Rezension

Ein wahrer, historischer Kriminalfall, neu und fesselnd aufgerollt

Das Darmstädter Mörderliebchen -

Das Darmstädter Mörderliebchen
von Ella Theiss

Bewertet mit 5 Sternen

Dies ist bereits der zweite historische Krimi von Ella Theiss, der in Darmstadt spielt und auf wahren Begebenheiten beruht. Allerdings spielt sich die Handlung ca. elf Jahre später ab als die "Darmstädter Nachtgesänge", und es handelt sich um einen Kriminalfall, der in keinem Zusammenhang mit dem ersten steht, aber zu meiner Freude sind auch diesmal wieder einige Mitglieder der Familie Büchner dabei. Christina bangt um ihren Verlobten, der im Hause von Görlitz als Kammerdiener angestellt ist. Als bei einem Brand die Gräfin umkommt, fällt der Verdacht auf Johann. Nach seiner Verhaftung beginnt für Christina eine schwere Zeit, denn sie wird allerorts geächtet und als Mörderliebchen verspottet. Nach einer Begegnung mit Luise Büchner, die ihr hilft und sie zu ihrem, als Häkelkränzchen getarnten, Frauenzirkel einlädt, schließt sie sich den mutigen Frauen an.

Auch lernt sie den Radikaldemokraten Paul kennen. Dieser führt jedoch quasi ein Doppelleben, und Christina ist sich nicht sicher, inwieweit sie ihm vertrauen kann.

Der Kriminalfall um den Tod der Gräfin Emilie von Görlitz wird sehr ausführlich betrachtet. Der Prozess erregte damals großes Aufsehen und wurde in der Presse über mehrere Jahre immer wieder thematisiert.
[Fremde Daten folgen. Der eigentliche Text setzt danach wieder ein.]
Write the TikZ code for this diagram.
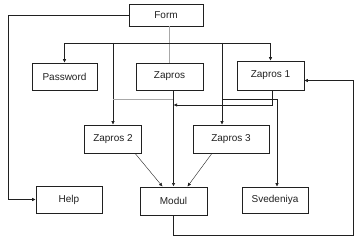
\documentclass[tikz,border=0pt]{standalone}
\usepackage{fontspec}
\setmainfont{Liberation Sans}
\usetikzlibrary{arrows.meta}
\begin{document}
\begin{tikzpicture}[x=1pt,y=-1pt,font=\fontsize{10}{12}\selectfont,
box/.style={draw=ink,line width=.6pt,inner sep=0pt,text=ink},
arr/.style={draw=ink,line width=.6pt,-{Latex[length=3.5pt,width=3.5pt]}},
ln/.style={draw=ink,line width=.6pt}]
\definecolor{ink}{HTML}{202020}\definecolor{lite}{HTML}{A8A8A8}
\useasboundingbox (0,0) rectangle (356,238);
% boxes
\node[box,minimum width=74pt,minimum height=22pt] (form) at (166,15) {Form};
\draw[ink,line width=1.1pt] (form.south west) -- (form.south east) -- (form.north east);
\node[box,minimum width=65pt,minimum height=27pt] (password) at (64.5,76.5) {Password};
\node[box,minimum width=67pt,minimum height=27pt] (zapros) at (169.5,76.5) {Zapros};
\node[box,minimum width=67pt,minimum height=29pt] (zapros1) at (270.5,75.5) {Zapros 1};
\node[box,minimum width=57pt,minimum height=28pt] (zapros2) at (113,139) {Zapros 2};
\node[box,minimum width=76pt,minimum height=28pt] (zapros3) at (231,139) {Zapros 3};
\node[box,minimum width=66pt,minimum height=27pt] (help) at (69,199.5) {Help};
\node[box,line width=1pt,minimum width=67pt,minimum height=28pt] (modul) at (173.5,201) {Modul};
\node[box,minimum width=66pt,minimum height=26pt] (svedeniya) at (275,200) {Svedeniya};
% bus
\coordinate (b2) at (113,43);\coordinate (b3) at (222,43);
\draw[lite,line width=.6pt] (zapros.north |- form.south) -- (zapros.north);
\draw[arr] (zapros.north |- b2) -| (password.north);
\draw[arr] (zapros.north |- b2) -| (zapros1.north);
\draw[arr] (form.west) -- ++(-120,0) |- (help.west);
\draw[arr] (b2) -- (zapros2.north);
\draw[arr] (b3) -- (b3 |- zapros3.north);
\draw[lite,line width=.6pt] (b2 |- 0,99) -- (modul.north |- 0,99);
\draw[arr] (b3 |- 0,99) -| ([xshift=2pt]svedeniya.north);
\draw[arr] (modul.north |- zapros.south) -- (modul.north);
\draw[arr] ([xshift=1.5pt]zapros1.south) |- (modul.north |- 0,105);
\draw[arr,line width=.4pt] ([xshift=22pt]zapros2.south) -- ([xshift=-11pt]modul.north);
\draw[arr,line width=.4pt] ([xshift=-19pt]zapros3.south) -- ([xshift=14pt]modul.north);
\draw[arr] (modul.south) |- (353,235) |- ([yshift=-5pt]zapros1.east);
\end{tikzpicture}
\end{document}
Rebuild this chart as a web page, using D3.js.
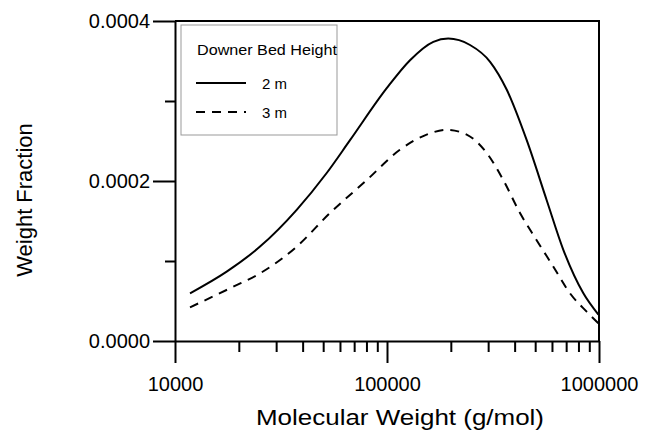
<!DOCTYPE html>
<html>
<head>
<meta charset="utf-8">
<script src="https://cdn.jsdelivr.net/npm/d3@7"></script>
<style>
  body { margin: 0; background: #fff; }
  svg { display: block; font-family: "Liberation Sans", Arial, sans-serif; }
</style>
</head>
<body>
<div id="chart"></div>
<script>
// Data
var molWeight2m = [11770, 17530, 25180, 37500, 51950, 66920, 99700, 128400, 165400, 194500,
                   246400, 306400, 367300, 456100, 566600, 678800, 843900, 993700];
var frac2m = [5.96e-5, 8.67e-5, 1.18e-4, 1.64e-4, 2.10e-4, 2.51e-4, 3.16e-4, 3.51e-4, 3.74e-4, 3.78e-4,
              3.70e-4, 3.49e-4, 3.14e-4, 2.51e-4, 1.76e-4, 1.14e-4, 5.96e-5, 3.30e-5];

var molWeight3m = [11770, 18840, 25180, 37500, 53830, 80130, 115000, 153800, 191100, 237600,
                   295300, 354000, 424000, 508000, 609300, 730000, 874700, 993700];
var frac3m = [4.21e-5, 6.79e-5, 8.46e-5, 1.18e-4, 1.60e-4, 2.01e-4, 2.39e-4, 2.58e-4, 2.64e-4, 2.58e-4,
              2.35e-4, 2.01e-4, 1.60e-4, 1.26e-4, 9.29e-5, 5.96e-5, 3.67e-5, 2.21e-5];

var xMajorTicks = [10000, 100000, 1000000];
var xMinorTicks = [20000, 30000, 40000, 50000, 60000, 70000, 80000, 90000,
                   200000, 300000, 400000, 500000, 600000, 700000, 800000, 900000];
var yMajorTicks = [0, 0.0002, 0.0004];
var yMinorTicks = [0.0001, 0.0003];

var legendTitle = "Downer Bed Height";
var seriesNames = ["2 m", "3 m"];
var xTitle = "Molecular Weight (g/mol)";
var yTitle = "Weight Fraction";

var W = 649, H = 431;
var margin = {top: 21, right: 50, bottom: 90, left: 175};

var svg = d3.select("#chart").append("svg")
    .attr("width", W)
    .attr("height", H);

var xScale = d3.scaleLog().domain([10000, 1000000]).range([margin.left, W - margin.right]);
var yScale = d3.scaleLinear().domain([0, 0.0004]).range([H - margin.bottom, margin.top]);

// frame (top and right)
svg.append("path")
   .attr("d", "M" + xScale(10000) + "," + yScale(0.0004) + "H" + xScale(1000000) + "V" + yScale(0))
   .attr("fill", "none")
   .attr("stroke", "#000")
   .attr("stroke-width", 2);

// x axis
svg.append("g")
    .attr("transform", "translate(0," + yScale(0) + ")")
    .call(d3.axisBottom(xScale).tickValues(xMajorTicks).tickSize(22).tickSizeOuter(0)
            .tickPadding(14).tickFormat(d3.format("d")));
svg.append("g")
    .attr("transform", "translate(0," + yScale(0) + ")")
    .call(d3.axisBottom(xScale).tickValues(xMinorTicks).tickSize(11).tickSizeOuter(0).tickFormat(""))
    .select(".domain").remove();

// y axis
svg.append("g")
    .attr("transform", "translate(" + xScale(10000) + ",0)")
    .call(d3.axisLeft(yScale).tickValues(yMajorTicks).tickSize(22).tickSizeOuter(0)
            .tickPadding(3).tickFormat(d3.format(".4f")));
svg.append("g")
    .attr("transform", "translate(" + xScale(10000) + ",0)")
    .call(d3.axisLeft(yScale).tickValues(yMinorTicks).tickSize(10).tickSizeOuter(0).tickFormat(""))
    .select(".domain").remove();

svg.selectAll(".domain, .tick line")
   .attr("stroke", "#000")
   .attr("stroke-width", 2);
svg.selectAll(".tick text")
   .attr("fill", "#000")
   .style("font-size", "20px")
   .style("font-family", "'Liberation Sans', Arial, sans-serif");

// axis titles
svg.append("text")
   .attr("x", xScale(100000) + 13)
   .attr("y", 425)
   .attr("text-anchor", "middle")
   .attr("textLength", 288)
   .attr("lengthAdjust", "spacingAndGlyphs")
   .style("font-size", "22px")
   .text(xTitle);

svg.append("text")
   .attr("transform", "translate(32," + 200 + ") rotate(-90)")
   .attr("text-anchor", "middle")
   .style("font-size", "22px")
   .text(yTitle);

// curves
var line = d3.line()
    .x(function (d) { return xScale(d[0]); })
    .y(function (d) { return yScale(d[1]); })
    .curve(d3.curveMonotoneX);

svg.append("path")
   .datum(d3.zip(molWeight2m, frac2m))
   .attr("d", line)
   .attr("fill", "none")
   .attr("stroke", "#000")
   .attr("stroke-width", 2);

svg.append("path")
   .datum(d3.zip(molWeight3m, frac3m))
   .attr("d", line)
   .attr("fill", "none")
   .attr("stroke", "#000")
   .attr("stroke-width", 2)
   .attr("stroke-dasharray", "9,7");

// legend
var legend = svg.append("g").attr("transform", "translate(181,25)");
legend.append("rect")
   .attr("width", 156)
   .attr("height", 110)
   .attr("fill", "#fff")
   .attr("stroke", "#999")
   .attr("stroke-width", 1);
legend.append("text")
   .attr("x", 16)
   .attr("y", 30)
   .style("font-size", "15px")
   .attr("textLength", 140)
   .attr("lengthAdjust", "spacingAndGlyphs")
   .text(legendTitle);

var dashes = [null, "9,7"];
seriesNames.forEach(function (name, i) {
  var ly = 58 + i * 29;
  legend.append("line")
     .attr("x1", 15).attr("x2", 65)
     .attr("y1", ly).attr("y2", ly)
     .attr("stroke", "#000")
     .attr("stroke-width", 2)
     .attr("stroke-dasharray", dashes[i]);
  legend.append("text")
     .attr("x", 81)
     .attr("y", ly + 6)
     .style("font-size", "15px")
     .text(name);
});
</script>
</body>
</html>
Diesem Roman liegt eine sehr ausgiebige und gründliche Recherche zugrunde, das spürt man auf jeder Seite. Die Autorin hat es sich wahrlich nicht leicht gemacht, denn allein die damals angelegte Prozessakte umfasst ca. 800 Seiten.

Den Ansatz, die Geschichte aus der Sicht von Johanns Braut Christina zu schildern, finde ich sehr interessant und spannend, denn Frauen hatten damals wenig Rechte und tauchten in Chroniken, Prozessakten etc. meist nur als Randfiguren auf, vor allem wenn sie den unteren Bevölkerungsschichten angehörten. Die Frauenrechtsbewegung war damals noch in ihren Anfängen, wobei hier im Buch schon einige wichtige Charaktere und Begebenheiten angesprochen werden, die zukunftsweisend waren.

Neben dem fesselnden Kriminalfall hat dieser Roman jede Menge Zeitkolorit zu bieten. Man erfährt viel über die politische Entwicklung und über revolutionäre Untergrundbewegungen im Land. Was der historischen Wahrheit entspricht und was als Fiktion einzuordnen ist, erklärt die Autorin sehr ausführlich im Nachwort. Auch mit diesem Roman ist es Ella Theiss wieder gelungen, mich zu fesseln und gedanklich sehr intensiv in die damalige Zeit einzutauchen.